Made of Bugs

Navigating the Linux Kernel

In response to my query last time, ezyang asked for any tips or tricks I have for finding my way around the Linux kernel. I'm not sure I have much in the way of systematic advice for tracking down the answers to questions about the Linux kernel, but thinking about what I do when posed with a patch to Linux that I need understand, or question I need to answer, I've come up with a collection of tips that will hopefully be helpful to others looking to source-dive Linux for whatever reason.

Know the layout

It sounds basic, but you probably shouldn't be doing any serious source-diving into the Linux kernel without pausing to familiarize yourself with the basic layout of the kernel sources.
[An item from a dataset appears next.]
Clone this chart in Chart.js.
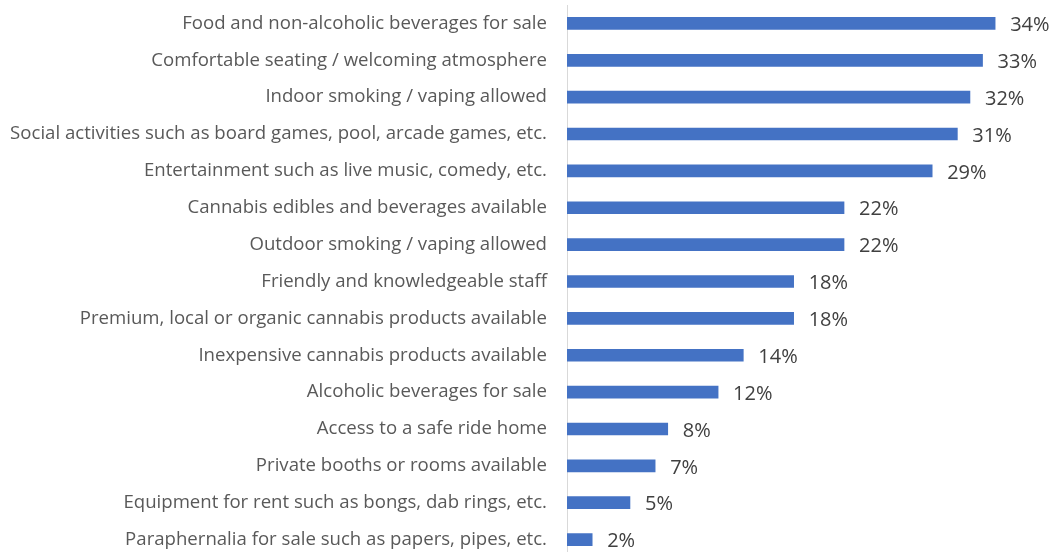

The most interesting directories are:

  • fs/ – This directory contains both the VFS implementation (the generic filesystem code and the top-level implementation of filesystem syscalls), and specific filesystems, in subdirectories. If you're looking for the implementation of a filesystem-related system call, it's probably in one of fs/*.c.

  • mm/ – This contains the virtual memory and memory management subsystems. mmap lives here, as do all of the kernel's various memory allocators, including kmalloc and vmalloc.
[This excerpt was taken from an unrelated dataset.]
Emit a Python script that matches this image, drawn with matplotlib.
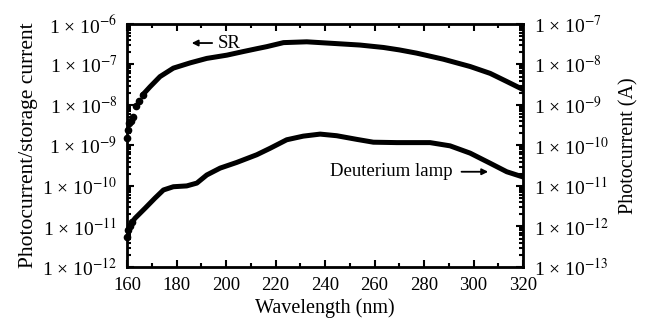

  • kernel/ – This contains the "core" kernel code. The scheduler lives here, as does the implementation of various primitives used throughout the kernel, like printk and various data structures. timer- and process- related system calls live here, including fork and exit, and most anything related to uids and pids.
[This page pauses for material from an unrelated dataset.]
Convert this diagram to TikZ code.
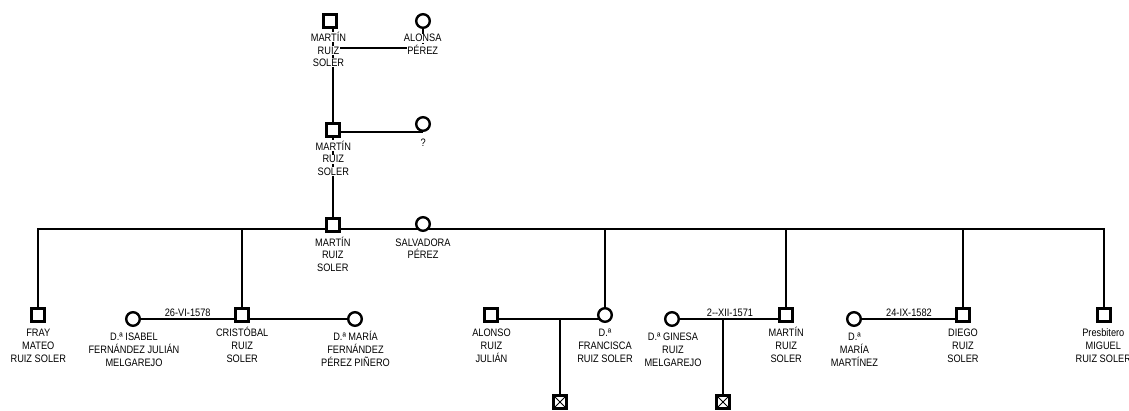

  • net/ is the networking subsystem; much like fs/ it contains both generic code and specific network protocol implementations. networking-related system calls are mostly in net/socket.c

  • arch/ – Architecture-specific code lives here, in arch/ARCHITECTURE/. Per-architecture include files live in arch/ARCHITECTURE/include/asm/; Prior to 2.6.28 they were in include/asm-ARCH/. arch/ directories tend to loosely parallel the top-level source directory, with kernel/ and mm/ subdirectories.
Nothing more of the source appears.